I resisted the "don't you know who I am?" response, as the answer was clearly "no"; I was, after all, never that prominent in the profession, and 1983 is a long time ago. But I was very puzzled and -- really as a joke -- replied, well, in that case I wonder if there's any record of Jane S., who was a junior dogsbody at Bristol at the same time as me and who, after a much more eminent career, ended up as our chief at Southampton? Nope, nobody by that that name on our database.
I was really quite taken aback by this, and it kicked off two trains of thought.
First, I think most of us assume that we have left some kind of documentary trace behind us as we pass through various institutions, whether it be schools, jobs, the NHS, unemployment, prison, whatever. We're so paranoid about being watched by "them" that we imagine fat files of data filling up, as "they" track and collate our every move. I know several people who are sufficiently bothered by this that they have used multiple identities and deliberate techniques of evasion to break the imagined paper trail. However, it seems this may have been a waste of imagination, after all, and in fact my guess is that, ironically, digitisation has probably been their friend here. Simply, the task of scanning and indexing millions of old records is so daunting and so expensive that it just doesn't get done. As a consequence, these paper records disappear, either effectively -- "You mean I've got to leave my desk to look it up? Forget about it!" -- or actually, dumped under cover of darkness into recycling skips (um, don't ask how I know about this). Those born into a "digital native" world, of course, may have a different experience awaiting them. That selfie at that crazy party you posted on FaceBook forty years ago? Yep, still there...
Second, it revealed the more eternal truth that all institutions rapidly outlive and forget the people who made them what they are. Senior management make pious claims such as "our main asset is our staff", but staff are always replaceable and disposable; they're not called a "human resource" for nothing. Sure, there may be a "roll of honour" of ex-bosses somewhere, and their careers may have been celebrated by a festschrift, a portrait, or even a marble bust, but -- as anyone who has ever worked anywhere for any length of time knows -- those people come and go like the weather; the true character of a workplace is built by the mailroom guys, the secretaries, and all the junior staff who do the actual work, the ones who have jobs and not careers, and who start to be forgotten as soon as they walk out the door for the last time with their personal coffee mug and an oversized farewell card.

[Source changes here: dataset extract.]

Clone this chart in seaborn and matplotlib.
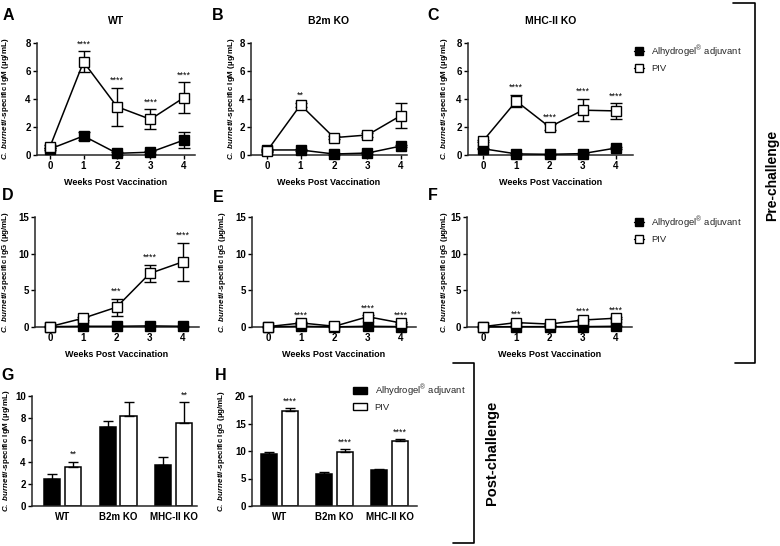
import matplotlib
matplotlib.use("Agg")
import matplotlib.pyplot as plt
from matplotlib.lines import Line2D
from matplotlib.patches import Patch
import numpy as np
import pandas as pd
import seaborn as sns

weeks = [0, 1, 2, 3, 4]
strains = ["WT", "B2m KO", "MHC-II KO"]
groups = ["Alhydrogel adjuvant", "PIV"]

# pre-challenge IgM (A-C), mean and SEM per week
igm_adj = [[0.43, 1.36, 0.12, 0.2, 1.07],
           [0.36, 0.36, 0.07, 0.14, 0.64],
           [0.45, 0.08, 0.05, 0.1, 0.5]]
igm_adj_err = [[0.08, 0.3, 0.1, 0.1, 0.6],
               [0.05, 0.05, 0.04, 0.05, 0.08],
               [0.05, 0.05, 0.03, 0.05, 0.08]]
igm_piv = [[0.6, 6.65, 3.45, 2.55, 4.1],
           [0.29, 3.58, 1.24, 1.43, 2.82],
           [1.0, 3.85, 2.0, 3.2, 3.15]]
igm_piv_err = [[0.1, 0.75, 1.35, 0.7, 1.1],
               [0.05, 0.15, 0.1, 0.15, 0.88],
               [0.1, 0.45, 0.2, 0.8, 0.55]]
igm_stars = [["", "****", "****", "****", "****"],
             ["", "**", "", "", ""],
             ["", "****", "****", "****", "****"]]

# pre-challenge IgG (D-F)
igg_adj = [[0.05, 0.1, 0.1, 0.15, 0.1],
           [0.02, 0.1, 0.02, 0.1, 0.05],
           [0.02, 0.05, 0.05, 0.05, 0.1]]
igg_adj_err = [[0.02, 0.03, 0.03, 0.05, 0.04],
               [0.01, 0.03, 0.01, 0.03, 0.02],
               [0.01, 0.02, 0.02, 0.02, 0.03]]
igg_piv = [[0.05, 1.2, 2.7, 7.3, 8.9],
           [0.05, 0.55, 0.1, 1.4, 0.55],
           [0.05, 0.6, 0.4, 0.95, 1.2]]
igg_piv_err = [[0.02, 0.2, 1.15, 1.2, 2.6],
               [0.02, 0.1, 0.03, 0.2, 0.1],
               [0.02, 0.1, 0.08, 0.15, 0.15]]
igg_stars = [["", "", "***", "****", "****"],
             ["", "****", "", "****", "****"],
             ["", "***", "", "****", "****"]]

# post-challenge (G, H)
post_igm_adj = [2.5, 7.15, 3.7]
post_igm_adj_err = [0.38, 0.6, 0.78]
post_igm_piv = [3.52, 8.18, 7.52]
post_igm_piv_err = [0.5, 1.24, 1.9]
post_igm_stars = ["**", "", "**"]
post_igg_adj = [9.45, 5.76, 6.55]
post_igg_adj_err = [0.43, 0.42, 0.12]
post_igg_piv = [17.33, 9.88, 11.82]
post_igg_piv_err = [0.43, 0.42, 0.3]
post_igg_stars = ["****", "****", "****"]

sns.set_theme(style="ticks")
plt.rcParams["font.family"] = ["Liberation Sans", "DejaVu Sans"]
plt.rcParams["mathtext.fontset"] = "custom"
plt.rcParams["mathtext.it"] = "Liberation Sans:italic:bold"
plt.rcParams["mathtext.rm"] = "Liberation Sans:bold"
plt.rcParams["mathtext.bf"] = "Liberation Sans:bold"

W, H = 780, 546
fig = plt.figure(figsize=(W / 100, H / 100), dpi=100)


def box(l, r, t, b):
    return [l / W, 1 - b / H, (r - l) / W, (b - t) / H]


def fx(x):
    return x / W


def fy(y):
    return 1 - y / H


def style_axis(ax, label, label_x, left):
    sns.despine(ax=ax)
    for s in ["left", "bottom"]:
        ax.spines[s].set_linewidth(1.1)
    ax.tick_params(axis="both", length=3, width=1.0, pad=1.5, labelsize=7,
                   color="black", labelcolor="black")
    for t in ax.get_xticklabels() + ax.get_yticklabels():
        t.set_fontweight("bold")
    ax.set_ylabel(label, fontsize=5.8, fontweight="bold", color="black")
    w = ax.get_position().width * W
    # label anchor is the right edge of the rotated text
    ax.yaxis.set_label_coords(-(left - label_x - 4) / w, 0.5)


def stars_text(ax, x, y, s):
    if s:
        ax.annotate(s, (x, y), xytext=(0, 2), textcoords="offset points",
                    ha="center", va="bottom", fontsize=6.5, color="black")


line_panels = [
    ("A", (37, 195, 43, 155), (-0.39, 4.33), 0, "IgM"),
    ("B", (251, 407, 43, 155), (-0.48, 4.18), 1, "IgM"),
    ("C", (468, 633, 43, 155), (-0.45, 4.51), 2, "IgM"),
    ("D", (35, 199, 217, 327), (-0.45, 4.48), 0, "IgG"),
    ("E", (252, 416, 217, 327), (-0.48, 4.45), 1, "IgG"),
    ("F", (467, 632, 217, 327), (-0.48, 4.48), 2, "IgG"),
]
label_xs = {"A": 7, "B": 233, "C": 446, "D": 7, "E": 224, "F": 446, "G": 8, "H": 223}
letter_pos = {"A": (8, 16), "B": (218, 16), "C": (433, 16), "D": (8, 195),
              "E": (218, 197), "F": (433, 195), "G": (8, 375), "H": (221, 375)}

for letter, b, xl, i, ab in line_panels:
    ax = fig.add_axes(box(*b))
    if ab == "IgM":
        adj, adj_e, piv, piv_e, st = igm_adj[i], igm_adj_err[i], igm_piv[i], igm_piv_err[i], igm_stars[i]
        ymax, yt = 8, [0, 2, 4, 6, 8]
    else:
        adj, adj_e, piv, piv_e, st = igg_adj[i], igg_adj_err[i], igg_piv[i], igg_piv_err[i], igg_stars[i]
        ymax, yt = 15, [0, 5, 10, 15]
    ax.errorbar(weeks, adj, yerr=adj_e, fmt="none", ecolor="black", elinewidth=1,
                capsize=4.5, capthick=1, zorder=2, clip_on=False)
    ax.errorbar(weeks, piv, yerr=piv_e, fmt="none", ecolor="black", elinewidth=1,
                capsize=4.5, capthick=1, zorder=2, clip_on=False)
    sns.lineplot(x=weeks, y=adj, ax=ax, color="black", lw=1.1, marker="s",
                 markersize=6.8, markerfacecolor="black", markeredgecolor="black",
                 markeredgewidth=1, zorder=3, clip_on=False)
    sns.lineplot(x=weeks, y=piv, ax=ax, color="black", lw=1.1, marker="s",
                 markersize=6.8, markerfacecolor="white", markeredgecolor="black",
                 markeredgewidth=1, zorder=4, clip_on=False)
    for w, v, e, s in zip(weeks, piv, piv_e, st):
        stars_text(ax, w, v + e, s)
    ax.set_xlim(*xl)
    ax.set_ylim(0, ymax)
    ax.set_xticks(weeks)
    ax.set_yticks(yt)
    ax.set_xlabel("Weeks Post Vaccination", fontsize=6.5, fontweight="bold",
                  labelpad=5, color="black")
    ylab = r"$\mathit{C.\ burnetii}$-specific " + ab + " (µg/mL)"
    style_axis(ax, ylab, label_xs[letter], b[0])
    if letter in "ABC":
        ax.set_title(strains[i], fontsize=7.5, fontweight="bold", pad=14,
                     color="black")

# bar panels
bar_panels = [
    ("G", (32, 197, 396, 506), (-0.55, 2.42), "IgM", post_igm_adj, post_igm_adj_err,
     post_igm_piv, post_igm_piv_err, post_igm_stars, [0, 2, 4, 6, 8, 10], 10),
    ("H", (252, 417, 396, 506), (-0.5, 2.5), "IgG", post_igg_adj, post_igg_adj_err,
     post_igg_piv, post_igg_piv_err, post_igg_stars, [0, 5, 10, 15, 20], 20),
]
for letter, b, xl, ab, adj, adj_e, piv, piv_e, st, yt, ymax in bar_panels:
    ax = fig.add_axes(box(*b))
    df = pd.DataFrame({
        "strain": strains * 2,
        "group": [groups[0]] * 3 + [groups[1]] * 3,
        "value": adj + piv,
    })
    sns.barplot(data=df, x="strain", y="value", hue="group", order=strains,
                hue_order=groups, palette={groups[0]: "black", groups[1]: "white"},
                edgecolor="black", linewidth=1.1, width=0.75, gap=0.22,
                errorbar=None, legend=False, ax=ax)
    errs = [adj_e, piv_e]
    vals = [adj, piv]
    for p in ax.patches:
        cx = p.get_x() + p.get_width() / 2
        cat = int(round(cx))
        g = 0 if cx < cat else 1
        v = vals[g][cat]
        e = errs[g][cat]
        ax.errorbar([cx], [v], yerr=[[0], [e]], fmt="none", ecolor="black",
                    elinewidth=1, capsize=3.5, capthick=1, zorder=1)
        if g == 1:
            stars_text(ax, cx, v + e, st[cat])
    ax.set_xlim(*xl)
    ax.set_ylim(0, ymax)
    ax.set_yticks(yt)
    ax.set_xlabel("")
    ylab = r"$\mathit{C.\ burnetii}$-specific " + ab + " (µg/mL)"
    style_axis(ax, ylab, label_xs[letter], b[0])
    ax.tick_params(axis="x", length=0, pad=4)

# panel letters
for k, (x, y) in letter_pos.items():
    fig.text(fx(x), fy(y), k, fontsize=11.5, fontweight="bold", ha="center",
             va="center", color="black")

# legends
line_handles = [
    Line2D([], [], color="black", lw=1, marker="s", markersize=5.2,
           markerfacecolor="black", markeredgecolor="black"),
    Line2D([], [], color="black", lw=1, marker="s", markersize=5.2,
           markerfacecolor="white", markeredgecolor="black"),
]
leg_labels = [r"Alhydrogel$^{\mathregular{®}}$ adjuvant", "PIV"]
for yc in [58, 229]:
    fig.legend(line_handles, leg_labels, loc="center left",
               bbox_to_anchor=(fx(634), fy(yc)), frameon=False, fontsize=6.8,
               handlelength=1.1, handletextpad=0.75, borderpad=0,
               labelspacing=0.5, borderaxespad=0)
bar_handles = [Patch(facecolor="black", edgecolor="black", lw=1),
               Patch(facecolor="white", edgecolor="black", lw=1)]
fig.legend(bar_handles, leg_labels, loc="center left",
           bbox_to_anchor=(fx(353), fy(397)), frameon=False, fontsize=6.8,
           handlelength=1.5, handleheight=0.8, handletextpad=0.8, borderpad=0,
           labelspacing=0.45, borderaxespad=0)

# brackets
fig.add_artist(Line2D([fx(733), fx(755), fx(755), fx(735)],
                      [fy(3), fy(3), fy(363), fy(363)], color="black", lw=1.2))
fig.add_artist(Line2D([fx(453), fx(474), fx(474), fx(453)],
                      [fy(363), fy(363), fy(543), fy(543)], color="black", lw=1.2))
fig.text(fx(772), fy(175), "Pre-challenge", rotation=90, fontsize=10,
         fontweight="bold", ha="center", va="center", color="black")
fig.text(fx(492), fy(453), "Post-challenge", rotation=90, fontsize=10.5,
         fontweight="bold", ha="center", va="center", color="black")

fig.savefig("out.png", dpi=100)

I suppose it's a corporate version of "the ship of Theseus": the abstract institution sails grandly on, but every human timber, rope, and nail has been replaced several times over. Or, increasingly, dispensed with, as some new broom or bean-counter decides the ship was over-engineered in the first place. Let's hope they are right in that asessment, as it seems the original paper plans and manifests have gone overboard, too.